Monday, Apr. 16, 1934
More War Pictures
Potshots at the President-elect, a bank holiday, a many-decked New Deal, a World Fair, Mae West, the midget on Mr. Morgan's lap, Repeal, Rolphing-- last year they all laid headlines across the country, inked rotogravures, filled newsreels drumtight and gave Vanity Fair's (then) Cinemacritic Pare Lorentz an idea. With an eye on Laurence Stallings' photostory, The First World War (whose pictures have boomed in more than 50 newspapers--TIME, Feb. 26), Cinemacritic Lorentz edited the pictures of the first New Deal year, pictures of the war on Depression. Last week he published the result with captions and running comment.*
Editor Lorentz gives major space to New Deal economic experiments, labor troubles, Russian recognition; prints President Roosevelt's picture 18 times. The book borrows frequently and happily from the omnipresent newsreels, more frequently but less happily from plate photographers. Rivers and dams, airviewed and minuscule, announce the Tennessee Valley Administration; nine scenes in Russia herald its recognition. Good shots: Assassin Zangara looking pleased with the headlines; a laughing lynch-crowd in California; empty freight-cars in a yard. Grisly shot: the naked, charred body of Negro Warner, lynched & burned near St. Joseph, Mo.

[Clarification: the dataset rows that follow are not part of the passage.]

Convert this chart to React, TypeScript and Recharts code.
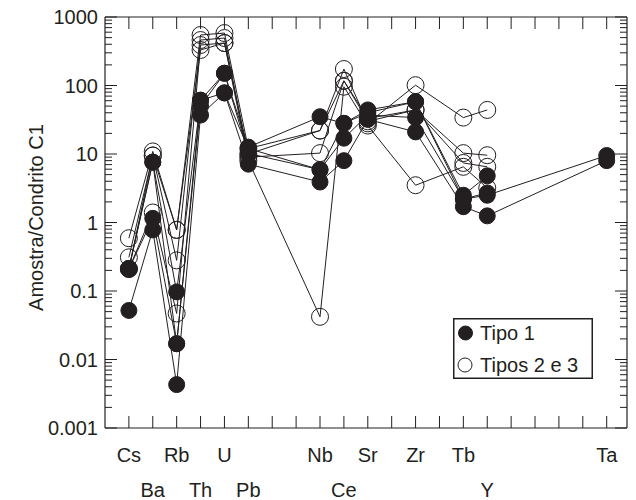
import { Legend, Line, LineChart, ReferenceLine, XAxis, YAxis } from 'recharts'

// Diagrama multielementar normalizado ao condrito C1 — eixo x com posições fixas
// (elementos ausentes deixam lacunas), eixo y logarítmico com marcas menores.

const ELEMENTS = ['Cs', 'Ba', 'Rb', 'Th', 'U', 'Pb', 'Nb', 'Ce', 'Sr', 'Zr', 'Tb', 'Y', 'Ta']
const ELEMENT_POS = [1, 2, 3, 4, 5, 6, 9, 10, 11, 13, 15, 16, 21]
const LOWER_ROW = ['Ba', 'Th', 'Pb', 'Ce', 'Y']
const X_TICKS = [1, 2, 3, 4, 5, 6, 7, 8, 9, 10, 11, 12, 13, 14, 15, 16, 17, 18, 19, 20, 21]
const X_MAX = 21.85
const DECADES = [0.001, 0.01, 0.1, 1, 10, 100, 1000]

// Tipo 1 (símbolos cheios)      Cs     Ba    Rb      Th  U    Pb    Nb   Ce  Sr  Zr  Tb   Y     Ta
const TIPO1_A = [0.21, 7.6, 0.097, 61, 151, 12.6, 35, 28, 44, 58, 2.5, 4.8, null]
const TIPO1_B = [0.21, 1.15, 0.017, 50, 151, 10.2, 5.9, 17, 37, 34, 2.2, 2.5, 9.5]
const TIPO1_C = [0.052, 0.78, 0.0043, 37, 78, 7.1, 3.9, 8, 32, 21, 1.7, 1.25, 8]
const TIPO1_D = [0.21, 7.6, 0.017, 61, 78, 12, 5.9, 28, 40, 58, 2.2, 2.7, null]

// Tipos 2 e 3 (símbolos vazios)
const TIPO23_A = [0.59, 10.9, 0.78, 546, 583, 12, 22, 174, 28, 101, 34, 44, null]
const TIPO23_B = [0.31, 9.5, 0.28, 461, 493, 9, 10.3, 117, 30, 44, 10.3, 9.6, null]
const TIPO23_C = [0.21, 1.4, 0.047, 390, 417, 8, 0.042, 96, 26, 3.5, 6.5, 3.2, null]
const TIPO23_D = [0.21, 9.5, 0.78, 330, 417, 10, 22, 117, 33, 44, 7.4, 6.5, null]

const TIPO1 = [TIPO1_A, TIPO1_B, TIPO1_C, TIPO1_D]
const TIPO23 = [TIPO23_A, TIPO23_B, TIPO23_C, TIPO23_D]

const INK = '#231f20'
const FONT = '"Liberation Sans", Arial, Helvetica, sans-serif'

// geometria: o gráfico cabe na área de conteúdo do body (620 x 492)
const CHART_W = 620
const CHART_H = 492
const MARGIN = { top: 9, right: 1, bottom: 0, left: 0 }
const Y_AXIS_W = 97
const X_AXIS_H = 72
const PLOT_W = CHART_W - MARGIN.left - MARGIN.right - Y_AXIS_W
const PLOT_H = CHART_H - MARGIN.top - MARGIN.bottom - X_AXIS_H

const toPoints = (vals: (number | null)[]) =>
  vals
    .map((v, i) => ({ x: ELEMENT_POS[i], v }))
    .filter((p) => p.v !== null)

// marcas 1..9 por década; só as décadas levam rótulo
const Y_TICKS: number[] = []
DECADES.forEach((d, i) => {
  if (i === DECADES.length - 1) {
    Y_TICKS.push(d)
    return
  }
  for (let k = 1; k <= 9; k++) Y_TICKS.push(Number((d * k).toPrecision(3)))
})

const isDecade = (v: number) => DECADES.some((d) => Math.abs(d - v) / d < 1e-6)

// marca à esquerda + marca espelhada no lado direito da moldura
function LeftTick(props: any) {
  const x = Number(props.x)
  const y = Number(props.y)
  const major = isDecade(props.payload.value)
  const len = major ? 12 : 7
  const xr = x + PLOT_W
  return (
    <g>
      <line x1={x} x2={x + len} y1={y} y2={y} stroke={INK} strokeWidth={1} />
      <line x1={xr} x2={xr - len} y1={y} y2={y} stroke={INK} strokeWidth={1} />
      {major && (
        <text x={x - 7} y={y} dy="0.36em" textAnchor="end" fontSize={20} fontFamily={FONT} fill={INK}>
          {String(props.payload.value)}
        </text>
      )}
    </g>
  )
}

// rótulos alternados em duas linhas, como no original
function BottomTick(props: any) {
  const x = Number(props.x)
  const y = Number(props.y)
  const idx = ELEMENT_POS.indexOf(props.payload.value)
  const name = idx >= 0 ? ELEMENTS[idx] : null
  const lower = name !== null && LOWER_ROW.includes(name)
  const yt = y - PLOT_H
  return (
    <g>
      <line x1={x} x2={x} y1={y} y2={y - 12} stroke={INK} strokeWidth={1} />
      <line x1={x} x2={x} y1={yt} y2={yt + 12} stroke={INK} strokeWidth={1} />
      {name && (
        <text x={x} y={y + (lower ? 62 : 27)} dy="0.36em" textAnchor="middle" fontSize={20} fontFamily={FONT} fill={INK}>
          {name}
        </text>
      )}
    </g>
  )
}

function YTitle(props: any) {
  const vb = props.viewBox
  const cx = vb.x + 28
  const cy = vb.y + vb.height / 2 - 5
  return (
    <text
      x={cx}
      y={cy}
      transform={`rotate(-90 ${cx} ${cy})`}
      textAnchor="middle"
      dy="0.36em"
      fontSize={20}
      fontFamily={FONT}
      fill={INK}
    >
      Amostra/Condrito C1
    </text>
  )
}

function LegendBox() {
  return (
    <svg width={140} height={61} style={{ display: 'block' }}>
      <rect x={0.75} y={0.75} width={138.5} height={59.5} fill="#fff" stroke={INK} strokeWidth={1.5} />
      <circle cx={12.5} cy={15} r={7} fill={INK} stroke={INK} />
      <text x={27} y={15} dy="0.36em" fontSize={20} fontFamily={FONT} fill={INK}>
        Tipo 1
      </text>
      <circle cx={12} cy={47} r={7} fill="none" stroke={INK} />
      <text x={27} y={47} dy="0.36em" fontSize={20} fontFamily={FONT} fill={INK}>
        Tipos 2 e 3
      </text>
    </svg>
  )
}

export default function App() {
  return (
    <LineChart width={CHART_W} height={CHART_H} margin={MARGIN}>
      <XAxis
        type="number"
        dataKey="x"
        domain={[0, X_MAX]}
        ticks={X_TICKS}
        interval={0}
        tickSize={0}
        tickMargin={0}
        tickLine={false}
        height={X_AXIS_H}
        tick={<BottomTick />}
        axisLine={{ stroke: INK, strokeWidth: 1.2 }}
        allowDataOverflow
      />
      <YAxis
        type="number"
        scale="log"
        domain={[0.001, 1000]}
        ticks={Y_TICKS}
        interval={0}
        tickSize={0}
        tickMargin={0}
        tickLine={false}
        width={Y_AXIS_W}
        tick={<LeftTick />}
        axisLine={{ stroke: INK, strokeWidth: 1.2 }}
        label={<YTitle />}
        allowDataOverflow
      />
      {/* moldura: lados de cima e da direita */}
      <ReferenceLine y={1000} stroke={INK} strokeWidth={1.2} ifOverflow="visible" />
      <ReferenceLine x={X_MAX} stroke={INK} strokeWidth={1.2} ifOverflow="visible" />
      <Legend
        layout="vertical"
        align="center"
        verticalAlign="middle"
        content={<LegendBox />}
        wrapperStyle={{ left: 444.7, top: 310, width: 140 }}
      />
      {TIPO23.map((s, i) => (
        <Line
          key={`t23-${i}`}
          data={toPoints(s)}
          dataKey="v"
          stroke={INK}
          strokeWidth={1}
          dot={{ r: 8.5, fill: 'none', stroke: INK, strokeWidth: 1 }}
          activeDot={false}
          isAnimationActive={false}
          legendType="none"
        />
      ))}
      {TIPO1.map((s, i) => (
        <Line
          key={`t1-${i}`}
          data={toPoints(s)}
          dataKey="v"
          stroke={INK}
          strokeWidth={1}
          dot={{ r: 8, fill: INK, stroke: INK, strokeWidth: 1 }}
          activeDot={false}
          isAnimationActive={false}
          legendType="none"
        />
      ))}
    </LineChart>
  )
}
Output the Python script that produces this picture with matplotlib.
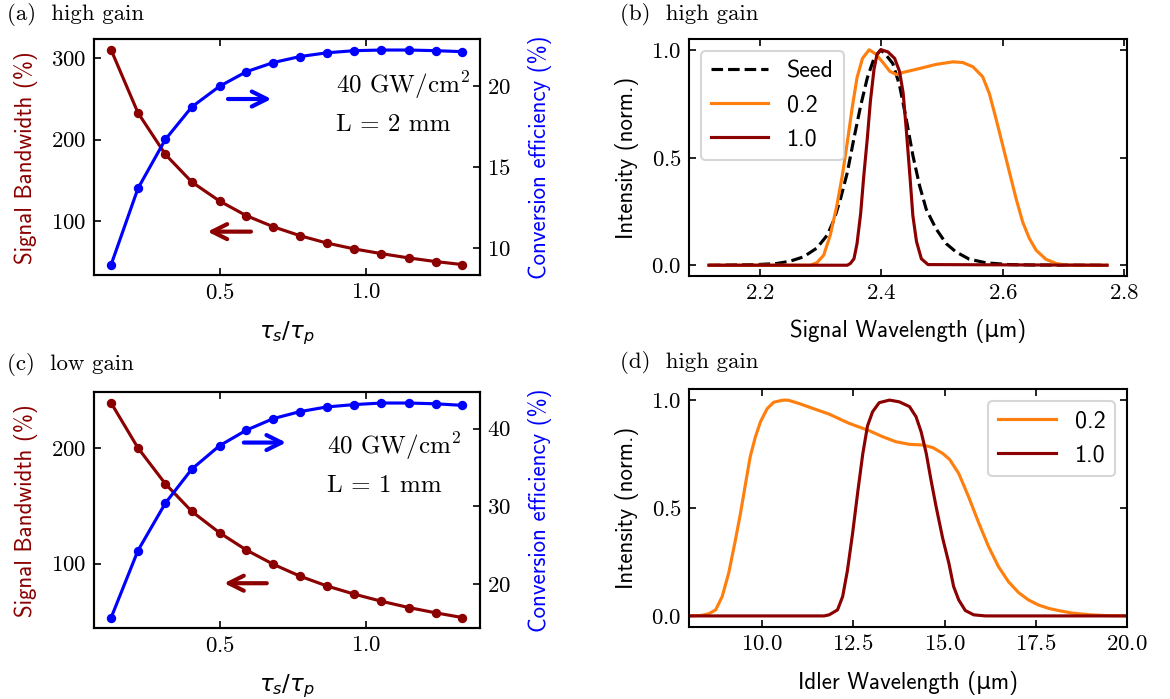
import matplotlib
matplotlib.use("Agg")
import matplotlib.pyplot as plt
from matplotlib.ticker import MultipleLocator

plt.rcParams['font.family'] = 'serif'
plt.rcParams['font.serif'] = ['cmr10']
plt.rcParams['mathtext.fontset'] = 'cm'
plt.rcParams['axes.formatter.use_mathtext'] = True
plt.rcParams['axes.unicode_minus'] = False
plt.rcParams['font.size'] = 11
plt.rcParams['axes.linewidth'] = 1.0

SANS = ['cmss10', 'DejaVu Sans']
RED = '#8b0000'
BLUE = '#0000ff'
ORANGE = '#ff7f0e'

# ---- data: panels (a) and (c), pulse duration ratio ----
ratio = [0.125, 0.217, 0.311, 0.402, 0.497, 0.589, 0.682, 0.774, 0.866, 0.960, 1.053, 1.146, 1.239, 1.331]
bw_high = [310.2, 233.1, 182.0, 148.0, 124.7, 106.7, 93.0, 82.0, 73.0, 65.8, 60.0, 54.8, 50.3, 46.6]
eff_high = [9.0, 13.7, 16.72, 18.73, 20.0, 20.9, 21.47, 21.84, 22.07, 22.2, 22.24, 22.24, 22.2, 22.14]
bw_low = [238.8, 200.0, 169.0, 145.1, 126.7, 111.8, 99.4, 89.1, 80.7, 73.6, 67.5, 62.1, 57.5, 53.4]
eff_low = [15.67, 24.3, 30.4, 34.8, 37.8, 39.8, 41.3, 42.2, 42.8, 43.1, 43.3, 43.3, 43.2, 43.0]

# ---- data: panel (b), signal spectra ----
wl_seed = [2.116, 2.195, 2.228, 2.250, 2.272, 2.294, 2.311, 2.322, 2.333, 2.344, 2.355, 2.366,
           2.377, 2.388, 2.399, 2.408, 2.419, 2.430, 2.441, 2.452, 2.463, 2.474, 2.490, 2.507,
           2.523, 2.545, 2.573, 2.611, 2.650, 2.772]
i_seed = [0, 0.003, 0.008, 0.019, 0.039, 0.08, 0.14, 0.21, 0.31, 0.43, 0.59, 0.74,
          0.87, 0.96, 1.0, 0.975, 0.936, 0.836, 0.68, 0.51, 0.37, 0.26, 0.17, 0.10,
          0.062, 0.028, 0.011, 0.003, 0.001, 0]
wl_sig02 = [2.116, 2.283, 2.294, 2.305, 2.316, 2.327, 2.336, 2.344, 2.352, 2.360, 2.369, 2.380,
            2.391, 2.403, 2.414, 2.425, 2.436, 2.463, 2.490, 2.518, 2.534, 2.551, 2.567, 2.578,
            2.589, 2.600, 2.611, 2.622, 2.633, 2.644, 2.655, 2.671, 2.688, 2.705, 2.772]
i_sig02 = [0, 0, 0.012, 0.046, 0.14, 0.28, 0.42, 0.57, 0.73, 0.87, 0.96, 1.0,
           0.98, 0.94, 0.90, 0.885, 0.895, 0.913, 0.932, 0.944, 0.941, 0.921, 0.875, 0.797,
           0.68, 0.557, 0.433, 0.31, 0.20, 0.124, 0.07, 0.028, 0.008, 0.0, 0]
wl_sig10 = [2.116, 2.344, 2.349, 2.355, 2.360, 2.366, 2.371, 2.377, 2.382, 2.388, 2.393, 2.400,
            2.411, 2.422, 2.430, 2.436, 2.441, 2.447, 2.452, 2.458, 2.466, 2.477, 2.772]
i_sig10 = [0, 0, 0.008, 0.03, 0.10, 0.24, 0.41, 0.59, 0.76, 0.91, 0.98, 1.0,
           0.99, 0.96, 0.90, 0.80, 0.635, 0.42, 0.23, 0.11, 0.03, 0.003, 0]

# ---- data: panel (d), idler spectra ----
wl_idl02 = [7.9, 8.2, 8.36, 8.54, 8.73, 8.91, 9.09, 9.27, 9.41, 9.55, 9.68, 9.82, 9.96, 10.14,
            10.32, 10.55, 10.64, 10.73, 11.0, 11.45, 11.84, 12.39, 12.94, 13.31, 13.67, 14.04,
            14.40, 14.68, 14.95, 15.14, 15.39, 15.66, 15.94, 16.21, 16.48, 16.75, 17.03, 17.30,
            17.57, 17.85, 18.12, 18.5, 19.0, 19.5, 20.2]
i_idl02 = [0, 0.001, 0.003, 0.01, 0.028, 0.09, 0.20, 0.35, 0.475, 0.614, 0.74, 0.83, 0.90, 0.96,
           0.99, 0.999, 1.0, 0.999, 0.985, 0.958, 0.935, 0.892, 0.858, 0.83, 0.807, 0.795,
           0.792, 0.78, 0.753, 0.725, 0.66, 0.552, 0.43, 0.32, 0.228, 0.159, 0.108, 0.074,
           0.051, 0.035, 0.025, 0.013, 0.005, 0.001, 0]
wl_idl10 = [7.9, 11.7, 11.84, 12.07, 12.21, 12.34, 12.48, 12.62, 12.76, 12.89, 13.03, 13.21,
            13.49, 13.76, 14.04, 14.22, 14.36, 14.50, 14.63, 14.77, 14.95, 15.12, 15.25, 15.39,
            15.57, 15.8, 16.12, 20.2]
i_idl10 = [0, 0, 0.005, 0.028, 0.09, 0.21, 0.38, 0.57, 0.75, 0.88, 0.946, 0.988,
           1.0, 0.992, 0.97, 0.923, 0.853, 0.753, 0.63, 0.506, 0.36, 0.244, 0.136, 0.074,
           0.025, 0.005, 0, 0]

W, H = 1170, 699
fig = plt.figure(figsize=(W / 150, H / 150), dpi=150)


def box(left, top, right, bottom):
    return [left / W, 1 - bottom / H, (right - left) / W, (bottom - top) / H]


def ratio_panel(rect, bw, eff, txt, arrows):
    ax = fig.add_axes(rect)
    ax2 = ax.twinx()
    ax.plot(ratio, bw, '-o', color=RED, lw=1.5, ms=3.5)
    ax2.plot(ratio, eff, '-o', color=BLUE, lw=1.5, ms=3.5)
    ax.set_ylabel('Signal Bandwidth (%)', color=RED, family=SANS, labelpad=6)
    ax2.set_ylabel('Conversion efficiency (%)', color=BLUE, family=SANS, labelpad=8)
    ax.set_xlabel(r'$\tau_s/\tau_p$', math_fontfamily='dejavusans', labelpad=8)
    ax.xaxis.set_major_locator(MultipleLocator(0.5))
    ax.yaxis.set_major_locator(MultipleLocator(100))
    ax.tick_params(direction='in', top=True)
    ax2.tick_params(direction='in')
    (tx, ty1, ty2) = txt[0]
    ax.text(tx, ty1, r'40 GW/$\mathrm{cm}^2$', transform=ax.transAxes, va='center', fontsize=12)
    ax.text(tx, ty2, txt[1], transform=ax.transAxes, va='center', fontsize=12)
    for (x0, x1, y, c) in arrows:
        ax.annotate('', xy=(x1, y), xytext=(x0, y), xycoords='axes fraction',
                    arrowprops=dict(arrowstyle='->', color=c, lw=2, mutation_scale=18))
    return ax


ratio_panel(box(93.6, 39.3, 480, 275.3), bw_high, eff_high,
            [(0.628, 0.807, 0.637), 'L = 2 mm'],
            [(0.337, 0.471, 0.747, BLUE), (0.418, 0.284, 0.185, RED)])
ratio_panel(box(93.6, 392.3, 480, 628.3), bw_low, eff_low,
            [(0.605, 0.77, 0.603), 'L = 1 mm'],
            [(0.378, 0.509, 0.787, BLUE), (0.459, 0.327, 0.191, RED)])

# panel (b)
axb = fig.add_axes(box(689, 39, 1127, 276))
axb.plot(wl_seed, i_seed, '--', color='black', lw=1.5, label='Seed')
axb.plot(wl_sig02, i_sig02, color=ORANGE, lw=1.5, label='0.2')
axb.plot(wl_sig10, i_sig10, color=RED, lw=1.5, label='1.0')
axb.set_xlabel('Signal Wavelength (\u03bcm)', family=SANS, labelpad=8)
axb.set_ylabel('Intensity (norm.)', family=SANS, labelpad=6)
axb.xaxis.set_major_locator(MultipleLocator(0.2))
axb.yaxis.set_major_locator(MultipleLocator(0.5))
axb.tick_params(direction='in', top=True, right=True)
axb.legend(loc='upper left', prop={'family': SANS, 'size': 11.5}, handlelength=2.4)

# panel (d)
axd = fig.add_axes(box(689, 389.3, 1127, 626.7))
axd.plot(wl_idl02, i_idl02, color=ORANGE, lw=1.5, label='0.2')
axd.plot(wl_idl10, i_idl10, color=RED, lw=1.5, label='1.0')
axd.set_xlim(8, 20)
axd.set_xlabel('Idler Wavelength (\u03bcm)', family=SANS, labelpad=8)
axd.set_ylabel('Intensity (norm.)', family=SANS, labelpad=6)
axd.xaxis.set_major_locator(MultipleLocator(2.5))
axd.yaxis.set_major_locator(MultipleLocator(0.5))
axd.tick_params(direction='in', top=True, right=True)
axd.legend(loc='upper right', prop={'family': SANS, 'size': 11.5}, handlelength=2.4)

fig.text(7 / W, 1 - 15 / H, '(a)  high gain', va='center')
fig.text(619.5 / W, 1 - 15 / H, '(b)  high gain', va='center')
fig.text(7 / W, 1 - 365 / H, '(c)  low gain', va='center')
fig.text(619.5 / W, 1 - 363 / H, '(d)  high gain', va='center')

fig.savefig('out.png', dpi=150)
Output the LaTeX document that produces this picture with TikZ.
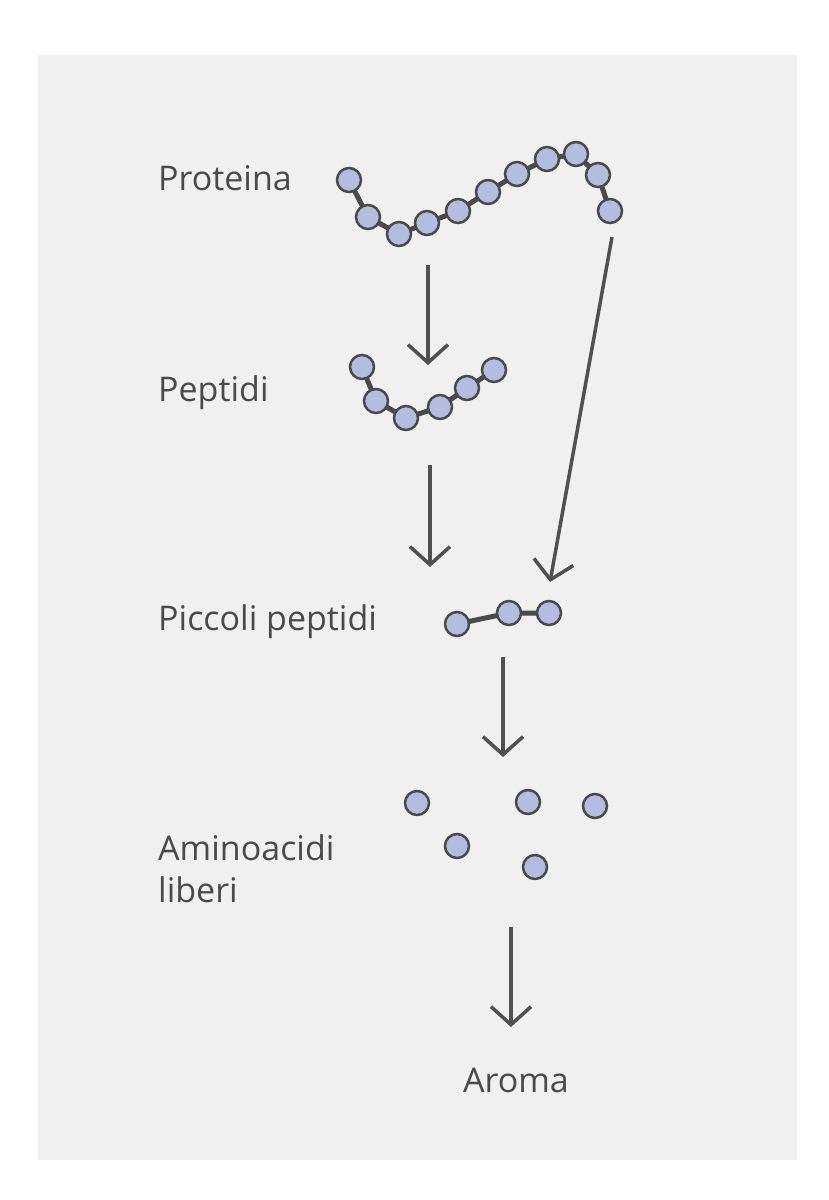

Editor Lorentz paces his captions to the measure of war, does a thorough piece of reporting in his running commentary on last year's history. Not comparable to Stallings' book in power, Lorentz's picture-book suffers from a weakness inherent in last year's biggest story: economic theories cannot be photographed.
From China last week came the photographic story of another war, /-the Sino-Japanese quarrel over what is now Manchukuo. Compiled by Dr. Joseph Yu. head of Shanghai's Nantao Clinic, it presents 87 pages of war pictures which Dr. Yu took with a Brownie, seven pages of advertisements (venereal cures, toothpastes, virility drugs, sun lamps). Because doctors work behind the lines, there are no pictures of actual combat, many of the wounded. Sample caption, in English & Chinese: "The Wounded Receiving Eatables."
*THE ROOSEVELT YEAR--Funk & Wagnalls ($2.75). /-MEMORIES OF KUPEIKOW by Joseph Yu, M. I).--Liang Yon Printing & Publishing Co., Ltd., Shanghai ($1 gold).